Mereka biasanya menggunakan sandeq untuk menangkap ikan, kebutuhan transportasi, hingga untuk perdagangan. ”Sandeq dia kecil, tetapi tangguh di laut dalam. Orang Mandar menciptakan perahu yang meskipun kecil mampu mengarungi lautan lepas,” ucapnya.
Di Indonesia, hampir semua perahu bercadik, badan perahunya terbuka. Perahu bercadik yang ada di Nusantara juga belum ada yang orientasinya menyeberangi laut selain sandeq. Sandeq mampu berlayar di lautan lepas karena badan perahunya tertutup sehingga air laut tak mudah masuk. Kondisi perahu yang tertutup itu jadi salah satu faktor sandeq tak bisa terbalik atau tenggelam saat diterjang badai.
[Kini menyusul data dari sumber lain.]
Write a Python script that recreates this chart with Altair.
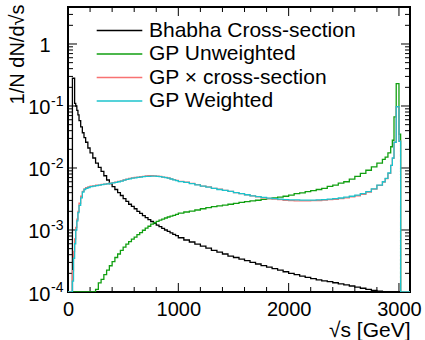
import altair as alt
import pandas as pd

# ---------------- data ----------------
# left edges of histogram bins (GeV); x_end closes the final bin
edges_low = [0, 20, 40, 50, 60, 70, 80, 90, 100, 115, 130, 145, 160, 180, 200, 225, 250, 275]
edges_mid25 = list(range(300, 1000, 25))
edges_mid50 = list(range(1000, 2851, 50))
edges_high = [2875, 2900, 2925, 2940, 2955, 2975, 3000, 3015]
x_end = 3100
edges = edges_low + edges_mid25 + edges_mid50 + edges_high

bhabha = [1e-6, 1e-6, 0.28, 0.28, 0.11, 0.10, 0.085, 0.072, 0.058, 0.046,
          0.037, 0.031, 0.026, 0.021, 0.0175, 0.0145, 0.012, 0.0102,
          # 300 - 975 (25 GeV bins)
          0.0088, 0.0075, 0.0064, 0.0056, 0.005, 0.0045, 0.0040, 0.0036, 0.0032, 0.0029,
          0.0026, 0.0024, 0.0022, 0.002, 0.00185, 0.0017, 0.00158, 0.00147, 0.00137, 0.00128,
          0.0012, 0.00113, 0.00106, 0.001, 0.00095, 0.0009, 0.00085, 0.00081,
          # 1000 - 2850 (50 GeV bins)
          0.00075, 0.00069, 0.00064, 0.00059, 0.00055, 0.00051, 0.00047, 0.00044, 0.00041, 0.00038,
          0.00036, 0.00034, 0.00032, 0.0003, 0.000283, 0.000267, 0.000252, 0.000238, 0.000225, 0.000212,
          0.0002, 0.00019, 0.00018, 0.000172, 0.000164, 0.000157, 0.000151, 0.000147, 0.000141, 0.000135,
          0.00013, 0.000125, 0.00012, 0.000115, 0.00011, 0.000106, 0.000103,
          # 2850 - 3100
          0.0001, 0.000098, 0.000096, 0.000095, 0.000094, 0.000093, 0.000092, 1e-6, 1e-6]

gp_unweighted = [1e-6, 1e-6, 5e-5, 5e-5, 5e-5, 5e-5, 5e-5, 5e-5, 5e-5, 5e-5,
                 5e-5, 5e-5, 5e-5, 5e-5, 5e-5, 5e-5, 1.1e-4, 1.4e-4,
                 1.6e-4, 1.9e-4, 2.25e-4, 2.65e-4, 3.1e-4, 3.6e-4, 4.1e-4, 4.7e-4, 5.3e-4, 5.9e-4,
                 6.5e-4, 7.1e-4, 7.7e-4, 8.4e-4, 9.1e-4, 9.9e-4, 1.07e-3, 1.15e-3, 1.24e-3, 1.31e-3,
                 1.38e-3, 1.44e-3, 1.5e-3, 1.56e-3, 1.62e-3, 1.67e-3, 1.72e-3, 1.78e-3,
                 1.87e-3, 1.95e-3, 2.02e-3, 2.1e-3, 2.2e-3, 2.3e-3, 2.38e-3, 2.45e-3, 2.52e-3, 2.6e-3,
                 2.68e-3, 2.78e-3, 2.86e-3, 2.95e-3, 3.02e-3, 3.12e-3, 3.2e-3, 3.3e-3, 3.38e-3, 3.5e-3,
                 3.65e-3, 3.85e-3, 3.98e-3, 4.15e-3, 4.3e-3, 4.5e-3, 4.7e-3, 5.05e-3, 5.3e-3, 5.7e-3,
                 6.0e-3, 6.6e-3, 7.3e-3, 8.2e-3, 9.2e-3, 1.04e-2, 1.2e-2,
                 1.38e-2, 1.5e-2, 1.75e-2, 0.022, 0.028, 0.067, 0.23, 0.035, 1e-6]

gp_xsec = [1e-6, 1e-6, 2.2e-4, 4.5e-4, 7.2e-4, 1.1e-3, 1.5e-3, 2.0e-3, 2.7e-3, 3.5e-3,
           4.2e-3, 4.6e-3, 4.8e-3, 4.95e-3, 5.1e-3, 5.15e-3, 5.3e-3, 5.3e-3,
           5.45e-3, 5.5e-3, 5.6e-3, 5.7e-3, 5.8e-3, 5.9e-3, 6.1e-3, 6.2e-3, 6.4e-3, 6.6e-3,
           6.8e-3, 6.95e-3, 7.05e-3, 7.15e-3, 7.25e-3, 7.35e-3, 7.45e-3, 7.5e-3, 7.5e-3, 7.45e-3,
           7.4e-3, 7.3e-3, 7.15e-3, 7.05e-3, 6.9e-3, 6.7e-3, 6.5e-3, 6.3e-3,
           6.1e-3, 5.9e-3, 5.65e-3, 5.4e-3, 5.1e-3, 4.95e-3, 4.7e-3, 4.55e-3, 4.35e-3, 4.2e-3,
           4.0e-3, 3.85e-3, 3.7e-3, 3.55e-3, 3.42e-3, 3.3e-3, 3.22e-3, 3.15e-3, 3.08e-3, 3.02e-3,
           2.98e-3, 2.96e-3, 2.95e-3, 2.96e-3, 2.97e-3, 2.99e-3, 3.03e-3, 3.08e-3, 3.13e-3, 3.2e-3,
           3.3e-3, 3.42e-3, 3.57e-3, 3.77e-3, 4.08e-3, 4.55e-3, 5.25e-3,
           5.95e-3, 6.75e-3, 8.2e-3, 0.011, 0.0143, 0.026, 0.097, 0.027, 1e-6]

gp_weighted = [1e-6, 1e-6, 1.5e-4, 3.5e-4, 6e-4, 1.0e-3, 1.4e-3, 1.9e-3, 2.5e-3, 3.3e-3,
               4.1e-3, 4.5e-3, 4.7e-3, 4.85e-3, 5.0e-3, 5.1e-3, 5.2e-3, 5.3e-3,
               5.4e-3, 5.5e-3, 5.55e-3, 5.65e-3, 5.75e-3, 5.85e-3, 6.0e-3, 6.15e-3, 6.35e-3, 6.55e-3,
               6.7e-3, 6.85e-3, 6.95e-3, 7.05e-3, 7.15e-3, 7.25e-3, 7.3e-3, 7.35e-3, 7.4e-3, 7.4e-3,
               7.35e-3, 7.25e-3, 7.15e-3, 7.0e-3, 6.85e-3, 6.65e-3, 6.45e-3, 6.25e-3,
               6.05e-3, 5.85e-3, 5.6e-3, 5.35e-3, 5.1e-3, 4.9e-3, 4.7e-3, 4.5e-3, 4.35e-3, 4.2e-3,
               4.0e-3, 3.85e-3, 3.7e-3, 3.55e-3, 3.45e-3, 3.35e-3, 3.27e-3, 3.2e-3, 3.15e-3, 3.1e-3,
               3.07e-3, 3.05e-3, 3.03e-3, 3.03e-3, 3.04e-3, 3.06e-3, 3.1e-3, 3.15e-3, 3.2e-3, 3.28e-3,
               3.38e-3, 3.5e-3, 3.65e-3, 3.85e-3, 4.15e-3, 4.6e-3, 5.3e-3,
               6.0e-3, 6.8e-3, 8.3e-3, 0.011, 0.0145, 0.026, 0.098, 0.027, 1e-6]

series_names = ["Bhabha Cross-section", "GP Unweighted", "GP \u00d7 cross-section", "GP Weighted"]
series_values = [bhabha, gp_unweighted, gp_xsec, gp_weighted]
series_colors = ["#000000", "#119f11", "#f87272", "#1cc3cc"]

x_ticks = [0, 1000, 2000, 3000]
x_minor = [200, 400, 600, 800, 1200, 1400, 1600, 1800, 2200, 2400, 2600, 2800]
y_ticks = [1e-4, 1e-3, 1e-2, 1e-1, 1]
y_tick_base = ["10", "10", "10", "10", "1"]
y_tick_exp = ["-4", "-3", "-2", "-1", ""]
y_minor = [m * d for d in [1e-4, 1e-3, 1e-2, 1e-1, 1] for m in range(2, 10) if m * d < 3.9]

x_domain = [0, 3100]
y_domain = [1e-4, 3.95]

# ---------------- build tables ----------------
rows = []
for name, vals in zip(series_names, series_values):
    assert len(vals) == len(edges), (name, len(vals), len(edges))
    for e, v in zip(edges, vals):
        rows.append({"x": e, "y": v, "series": name})
    rows.append({"x": x_end, "y": vals[-1], "series": name})
df = pd.DataFrame(rows)

W, H = 342, 285
FONT = "Liberation Sans"

label_expr = "datum.value >= 0.5 ? '%s' : '%s'" % (y_tick_base[-1], y_tick_base[0])

xenc = alt.X("x:Q", scale=alt.Scale(domain=x_domain, nice=False, zero=False),
             axis=alt.Axis(values=x_ticks, format="d", ticks=False, domain=False, grid=False,
                           labelFontSize=20, labelFont=FONT, labelColor="black",
                           labelPadding=7, labelFlush=False,
                           title="\u221as [GeV]", titleFont=FONT, titleFontSize=21,
                           titleFontWeight="normal", titleColor="black",
                           titleAnchor="end", titleAlign="right", titleX=W, titleY=44,
                           titleBaseline="alphabetic"))
yenc = alt.Y("y:Q", scale=alt.Scale(type="log", domain=y_domain, nice=False, clamp=True),
             axis=alt.Axis(values=y_ticks, labelExpr=label_expr, ticks=False, domain=False,
                           grid=False, labelFontSize=20, labelFont=FONT, labelColor="black",
                           labelPadding=18, labelOffset=2,
                           title="1/N dN/d\u221as", titleFont=FONT, titleFontSize=20,
                           titleFontWeight="normal", titleColor="black",
                           titleAngle=270, titleAlign="right", titleBaseline="top",
                           titleX=-61, titleY=-3))

color_scale = alt.Scale(domain=series_names, range=series_colors)
legend = alt.Legend(orient="none", legendX=41, legendY=13, title=None,
                    symbolType="M-4,0H4", symbolSize=130, symbolStrokeWidth=1.5,
                    labelFontSize=21, labelFont=FONT, labelColor="black", labelLimit=0,
                    labelOffset=19, rowPadding=1.5, padding=0)

layers = []
for name in series_names:
    layers.append(
        alt.Chart(df).transform_filter(alt.datum.series == name)
        .mark_line(interpolate="step-after", clip=True, strokeWidth=1.3)
        .encode(x=xenc, y=yenc,
                color=alt.Color("series:N", scale=color_scale, legend=legend))
    )

# superscript exponents of the y tick labels
sup_df = pd.DataFrame({"y": y_ticks, "sup": y_tick_exp})
sup = alt.Chart(sup_df).mark_text(align="left", baseline="middle", fontSize=14, font=FONT,
                                  color="black", dy=-4).encode(
    y=yenc, x=alt.value(-17), text="sup:N")

# inward ROOT-style tick marks on all four sides
xt = pd.DataFrame({"x": x_ticks})
xm = pd.DataFrame({"x": x_minor})
yt = pd.DataFrame({"y": y_ticks})
ym = pd.DataFrame({"y": y_minor})
tick_style = dict(color="black", strokeWidth=1)
MAJ, MIN = 9, 5
ticks = [
    alt.Chart(xt).mark_rule(**tick_style).encode(x=xenc, y=alt.value(H), y2=alt.value(H - MAJ)),
    alt.Chart(xt).mark_rule(**tick_style).encode(x=xenc, y=alt.value(0), y2=alt.value(MAJ)),
    alt.Chart(xm).mark_rule(**tick_style).encode(x=xenc, y=alt.value(H), y2=alt.value(H - MIN)),
    alt.Chart(xm).mark_rule(**tick_style).encode(x=xenc, y=alt.value(0), y2=alt.value(MIN)),
    alt.Chart(yt).mark_rule(**tick_style).encode(y=yenc, x=alt.value(0), x2=alt.value(MAJ)),
    alt.Chart(yt).mark_rule(**tick_style).encode(y=yenc, x=alt.value(W), x2=alt.value(W - MAJ)),
    alt.Chart(ym).mark_rule(**tick_style).encode(y=yenc, x=alt.value(0), x2=alt.value(MIN)),
    alt.Chart(ym).mark_rule(**tick_style).encode(y=yenc, x=alt.value(W), x2=alt.value(W - MIN)),
]

chart = alt.layer(*ticks, *layers, sup).properties(
    width=W, height=H,
    padding={"left": 68, "top": 7, "right": 15, "bottom": 48},
    autosize=alt.AutoSizeParams(type="none"),
    background="white",
).configure_view(stroke="black", strokeWidth=2)

chart.save("out.html", embed_options={"renderer": "svg", "actions": False})
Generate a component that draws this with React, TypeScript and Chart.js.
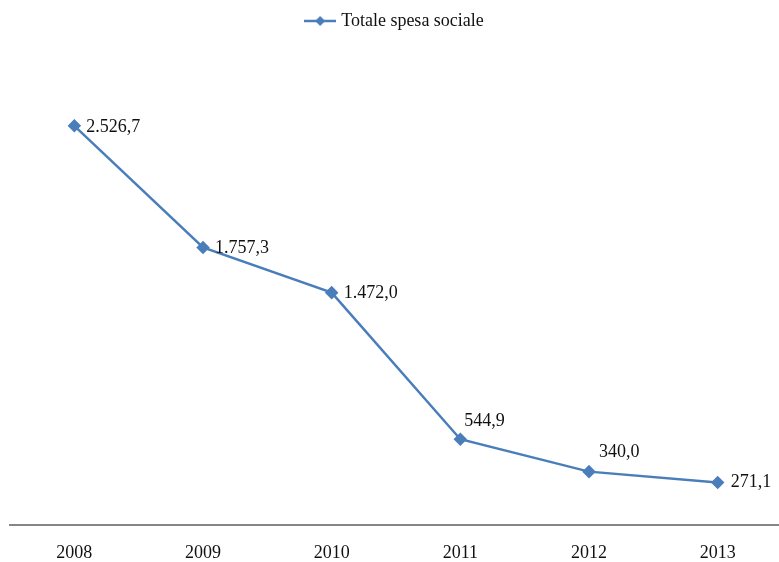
import React, { useEffect, useRef } from 'react';
import { Chart, registerables } from 'chart.js';
Chart.register(...registerables);

const years = ['2008', '2009', '2010', '2011', '2012', '2013'];
const spesaSociale = [2526.7, 1757.3, 1472.0, 544.9, 340.0, 271.1];
const seriesLabel = 'Totale spesa sociale';

const LINE_COLOR = '#4a7ebb';
const FONT = '"Liberation Serif", "DejaVu Serif", serif';

function fmt(v: number): string {
  const [i, d] = v.toFixed(1).split('.');
  return i.replace(/\B(?=(\d{3})+(?!\d))/g, '.') + ',' + d;
}

const labelPlugin = {
  id: 'pointLabels',
  afterDatasetsDraw(chart: any, _args: any, opts: any) {
    const ctx = chart.ctx;
    const meta = chart.getDatasetMeta(0);
    const data = chart.data.datasets[0].data as number[];
    const offsets: number[][] = opts.offsets || [];
    ctx.save();
    ctx.font = `18px ${FONT}`;
    ctx.fillStyle = '#111';
    ctx.textAlign = 'left';
    ctx.textBaseline = 'middle';
    meta.data.forEach((pt: any, i: number) => {
      const o = offsets[i] || [12, 0];
      ctx.fillText(fmt(data[i]), pt.x + o[0], pt.y + o[1]);
    });
    ctx.restore();
  },
};

const legendSpacer = {
  id: 'legendSpacer',
  beforeInit(chart: any) {
    const legend = chart.legend;
    if (!legend) return;
    const orig = legend.fit;
    legend.fit = function () {
      orig.call(this);
      this.height += 11;
    };
  },
};

function makeLegendMarker(): HTMLCanvasElement {
  const c = document.createElement('canvas');
  c.width = 32;
  c.height = 12;
  const g = c.getContext('2d')!;
  g.strokeStyle = LINE_COLOR;
  g.lineWidth = 2.5;
  g.beginPath();
  g.moveTo(0, 6);
  g.lineTo(32, 6);
  g.stroke();
  g.fillStyle = LINE_COLOR;
  g.beginPath();
  g.moveTo(16, 1);
  g.lineTo(21, 6);
  g.lineTo(16, 11);
  g.lineTo(11, 6);
  g.closePath();
  g.fill();
  return c;
}

export default function App() {
  const ref = useRef<HTMLCanvasElement>(null);
  useEffect(() => {
    const chart = new Chart(ref.current!, {
      type: 'line',
      data: {
        labels: years,
        datasets: [
          {
            label: seriesLabel,
            data: spesaSociale,
            borderColor: LINE_COLOR,
            backgroundColor: LINE_COLOR,
            borderWidth: 2.5,
            pointStyle: 'rectRot',
            pointRadius: 5,
            pointHoverRadius: 5,
            tension: 0,
          },
        ],
      },
      options: {
        responsive: false,
        animation: false,
        devicePixelRatio: 1,
        layout: { autoPadding: false, padding: { left: 10, right: 0, top: 2, bottom: -5 } },
        plugins: {
          legend: {
            display: true,
            position: 'top',
            labels: {
              usePointStyle: true,
              pointStyle: makeLegendMarker() as any,
              pointStyleWidth: 24,
              boxHeight: 12,
              color: '#111',
              font: { family: FONT, size: 18 },
              padding: 10,
            },
          },
          tooltip: { enabled: false },
          pointLabels: {
            offsets: [[12, 1], [12, 1], [12, 1], [4, -18], [10, -19], [13, 0]],
          },
        } as any,
        scales: {
          x: {
            offset: true,
            grid: { display: true, drawOnChartArea: false, drawTicks: true, tickLength: 14, tickColor: 'rgba(0,0,0,0)' },
            border: { display: true, color: '#868686', width: 2 },
            ticks: { color: '#111', font: { family: FONT, size: 18 }, padding: 3 },
          },
          y: {
            display: false,
            min: 0,
            max: 3000,
          },
        },
      },
      plugins: [labelPlugin, legendSpacer],
    });
    return () => chart.destroy();
  }, []);
  return (
    <div style={{ position: 'fixed', left: 0, top: 0, width: 779, height: 562, overflow: 'hidden', background: '#fff' }}>
      <canvas ref={ref} width={782} height={562} style={{ width: 782, height: 562, display: 'block' }} />
    </div>
  );
}
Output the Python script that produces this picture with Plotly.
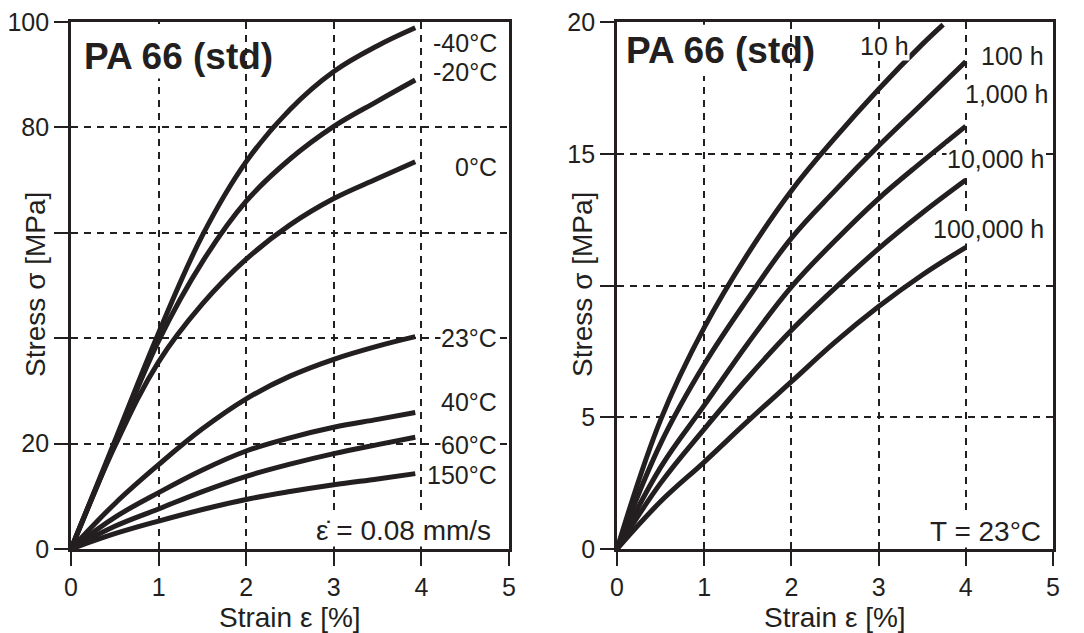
import plotly.graph_objects as go

# ---------------- data ----------------
strain_left = [0, 0.5, 1.0, 1.5, 2.0, 2.5, 3.0, 3.5, 3.93]
temp_names = ["-40°C", "-20°C", "0°C", "23°C", "40°C", "60°C", "150°C"]
stress_m40 = [0, 20.5, 41.0, 59.5, 73.5, 83.4, 90.6, 95.5, 98.9]
stress_m20 = [0, 20.0, 39.5, 54.5, 66.0, 74.0, 80.2, 85.0, 89.0]
stress_0 = [0, 19.5, 35.5, 46.5, 55.0, 61.5, 66.5, 70.3, 73.5]
stress_23 = [0, 8.6, 16.0, 22.8, 28.5, 32.8, 36.0, 38.5, 40.3]
stress_40 = [0, 6.0, 10.7, 15.0, 18.6, 21.1, 23.1, 24.6, 25.9]
stress_60 = [0, 4.3, 7.6, 10.9, 13.8, 16.1, 18.1, 19.8, 21.2]
stress_150 = [0, 2.9, 5.3, 7.5, 9.4, 10.9, 12.2, 13.3, 14.3]
left_series = [stress_m40, stress_m20, stress_0, stress_23, stress_40, stress_60, stress_150]
left_label_y = [96.0, 90.5, 72.5, 40.0, 27.9, 19.7, 14.0]

strain_right = [0, 0.5, 1.0, 1.5, 2.0, 2.5, 3.0, 3.5, 4.0]
time_names = ["10 h", "100 h", "1,000 h", "10,000 h", "100,000 h"]
strain_10h = [0, 0.5, 1.0, 1.5, 2.0, 2.5, 3.0, 3.5, 3.74]
stress_10h = [0, 4.9, 8.4, 11.2, 13.6, 15.6, 17.45, 19.15, 19.9]
stress_100h = [0, 4.0, 7.0, 9.5, 11.8, 13.6, 15.3, 16.9, 18.5]
stress_1000h = [0, 3.1, 5.45, 7.8, 9.95, 11.7, 13.3, 14.7, 16.05]
stress_10000h = [0, 2.5, 4.55, 6.5, 8.3, 9.9, 11.4, 12.75, 14.0]
stress_100000h = [0, 1.8, 3.3, 4.85, 6.35, 7.85, 9.2, 10.4, 11.45]
right_x = [strain_10h, strain_right, strain_right, strain_right, strain_right]
right_series = [stress_10h, stress_100h, stress_1000h, stress_10000h, stress_100000h]
right_label_pos = [(3.07, 19.1, "center"), (4.91, 18.7, "right"), (4.95, 17.27, "right"),
                   (4.91, 14.8, "right"), (4.91, 12.14, "right")]

left_ticks = [0, 20, 40, 60, 80, 100]
left_ticktext = ["0", "20", "", "", "80", "100"]
right_ticks = [0, 5, 10, 15, 20]
right_ticktext = ["0", "5", "", "15", "20"]
x_ticks = [0, 1, 2, 3, 4, 5]

INK = "#231f20"
FONT = "Liberation Sans, Arial, sans-serif"

fig = go.Figure()
for ys in left_series:
    fig.add_trace(go.Scatter(x=strain_left, y=ys, mode="lines", xaxis="x", yaxis="y",
                             line=dict(color=INK, width=5, shape="spline", smoothing=1.1),
                             showlegend=False, hoverinfo="skip"))
for xs, ys in zip(right_x, right_series):
    fig.add_trace(go.Scatter(x=xs, y=ys, mode="lines", xaxis="x2", yaxis="y2",
                             line=dict(color=INK, width=5, shape="spline", smoothing=1.1),
                             showlegend=False, hoverinfo="skip"))

grid = dict(showgrid=True, gridcolor=INK, gridwidth=2.2, griddash="7px,6px",
            showline=True, linecolor=INK, linewidth=2.8, mirror=True,
            ticks="outside", ticklen=14, tickwidth=2.2, tickcolor=INK, automargin=False,
            tickfont=dict(family=FONT, size=25, color=INK), zeroline=False)

ydom = [84 / 633, 611 / 633]
fig.update_layout(
    width=1084, height=633, margin=dict(l=0, r=0, t=0, b=0, autoexpand=False),
    paper_bgcolor="white", plot_bgcolor="white",
    xaxis=dict(domain=[71 / 1084, 509 / 1084], range=[0, 5], tickvals=x_ticks, anchor="y", **grid),
    yaxis=dict(domain=ydom, range=[0, 100], tickvals=left_ticks, ticktext=left_ticktext,
               anchor="x", **grid),
    xaxis2=dict(domain=[617 / 1084, 1053 / 1084], range=[0, 5], tickvals=x_ticks, anchor="y2", **grid),
    yaxis2=dict(domain=ydom, range=[0, 20], tickvals=right_ticks, ticktext=right_ticktext,
                anchor="x2", **grid),
)

# hide gridline segments under the titles
fig.add_shape(type="rect", xref="x", yref="y", x0=0.85, x1=1.15, y0=89.3, y1=99.6,
              fillcolor="white", line=dict(width=0), layer="between")
fig.add_shape(type="rect", xref="x2", yref="y2", x0=0.85, x1=1.15, y0=17.95, y1=19.9,
              fillcolor="white", line=dict(width=0), layer="between")

ann = []
lab_font = dict(family=FONT, size=25, color=INK)
for name, yv in zip(temp_names, left_label_y):
    ann.append(dict(x=4.88, y=yv, xref="x", yref="y", text=name, showarrow=False,
                    xanchor="right", yanchor="middle", font=lab_font,
                    bgcolor="white", borderpad=0))
for name, (xv, yv, anc) in zip(time_names, right_label_pos):
    ann.append(dict(x=xv, y=yv, xref="x2", yref="y2", text=name, showarrow=False,
                    xanchor=anc, yanchor="middle", font=lab_font,
                    bgcolor="white", borderpad=0))
ann.append(dict(x=4.81, y=3.6, xref="x", yref="y", text="ε\u0307 = 0.08 mm/s", showarrow=False,
                xanchor="right", yanchor="middle", font=dict(family=FONT, size=28, color=INK),
                bgcolor="white", borderpad=0))
ann.append(dict(x=4.87, y=0.68, xref="x2", yref="y2", text="T = 23°C", showarrow=False,
                xanchor="right", yanchor="middle", font=dict(family=FONT, size=28, color=INK),
                bgcolor="white", borderpad=0))
title_font = dict(family=FONT, size=37, color=INK)
ann.append(dict(x=0.125, y=93.5, xref="x", yref="y", text="<b>PA 66 (std)</b>", showarrow=False,
                xanchor="left", yanchor="middle", font=title_font))
ann.append(dict(x=0.08, y=18.9, xref="x2", yref="y2", text="<b>PA 66 (std)</b>", showarrow=False,
                xanchor="left", yanchor="middle", font=title_font))
axis_font = dict(family=FONT, size=28, color=INK)
ann.append(dict(x=35 / 1084, y=1 - 285 / 633, xref="paper", yref="paper", text="Stress σ [MPa]",
                textangle=-90, showarrow=False, xanchor="center", yanchor="middle", font=axis_font))
ann.append(dict(x=582 / 1084, y=1 - 285 / 633, xref="paper", yref="paper", text="Stress σ [MPa]",
                textangle=-90, showarrow=False, xanchor="center", yanchor="middle", font=axis_font))
ann.append(dict(x=290 / 1084, y=1 - 617 / 633, xref="paper", yref="paper", text="Strain ε [%]",
                showarrow=False, xanchor="center", yanchor="middle", font=axis_font))
ann.append(dict(x=835 / 1084, y=1 - 617 / 633, xref="paper", yref="paper", text="Strain ε [%]",
                showarrow=False, xanchor="center", yanchor="middle", font=axis_font))
fig.update_layout(annotations=ann)

fig.write_html("out.html")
Ini makin berevolusi ketika ada lomba. Dia betul-betul murni hanya untuk kecepatan.
Kemampuan menciptakan perahu yang kuat, tangguh, dan cepat serta mampu mengarungi lautan lepas itu merupakan bentuk kearifan lokal yang lahir dari pelaut Mandar sebagai bentuk adaptasi terhadap kondisi alam. Dahulu kala, pelaut Mandar sebelum mengenal sandeq menggunakan perahu pakur.
Pakur memiliki bentuk yang sangat mirip dengan sandeq. Hal yang membedakan pakur dengan sandeq adalah pada bagian layar. Layar pakur bentuknya segi empat dan bergerak lambat saat berlayar di laut.
”Apalagi ada tuna, tuntutannya semakin tinggi, harus segera tiba di darat. Maka dibuat sandeq. Meskipun cepat, sandeq masih bisa untuk bawa barang. Ini makin berevolusi ketika ada lomba. Dia betul-betul murni hanya untuk kecepatan,” kata Ridwan.
Sandeq merupakan bentuk kemerdekaan ekspresi pelaut Mandar. Mereka mampu beradaptasi menghadapi kondisi laut dalam dan kini tetap berinovasi demi mempertahankan kearifan lokal menghadapi gempuran perubahan zaman.